Village in Devon, England

Upottery (originally Up Ottery) is a rural village, civil parish and former manor in East Devon, England.

==Location==
Upottery takes up both sides of the upper vale of the Otter which flows to the English Channel south of Ottery St Mary and is a clustered village.

Its northern limit forms the border with Somerset. Clockwise from which are the Devon parishes of Yarcombe, Stockland, Cotleigh, Monkton, Luppitt and Clayhidon.

==History==
Parts of the parish church of St Mary the Virgin date from the 12th century. The Viscounts Portman, as in Portman Square and surrounding areas of London, which remain the family hands, held the manor house and main lands here for about two centuries but in 1934 inherited a property in Wiltshire which they substituted for this home, casting off local landholding also to other ownership, on sale.

The former World War II airfield of RAF Upottery is in the outer parts of the parish.

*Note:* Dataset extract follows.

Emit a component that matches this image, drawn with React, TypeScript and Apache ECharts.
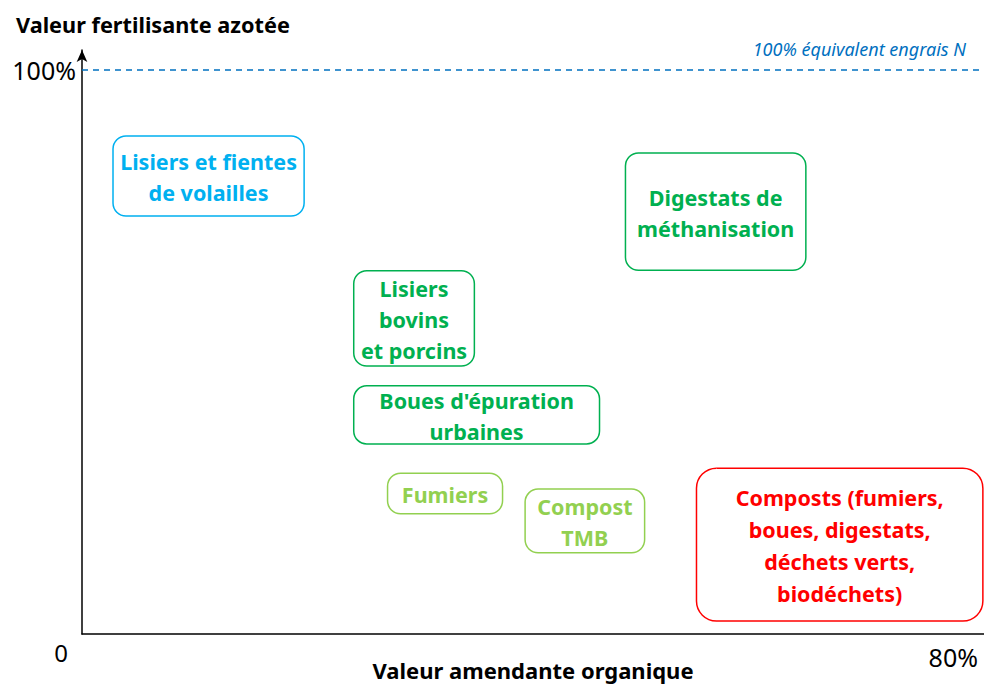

==Housing and demography==

Housing type
| Type | Number | Percentage |
|---|---|---|
| Whole house or bungalow: Detached | 227 | 73.9% |
| Whole house or bungalow: Semi-detached | 51 | 16.6% |
| Whole house or bungalow: Terraced (including end-terrace) | 18 | 5.9% |
| Flat, maisonette or apartment | 9 | 3.1% |

Most, 81.6%, of housing is owned (with/without mortgage); the next largest category is 12.0% which is privately rented, next is socially rented which is 3.9% of the stock as residents identified in 2011. 7.8% of the 307 homes had (in 2011) no usual residents.

The United Kingdom Census 2011 recorded the population of the parish as 701.

==In media, literature and the arts==
Fields and some houses featured in the 2001 television mini-series Band of Brothers.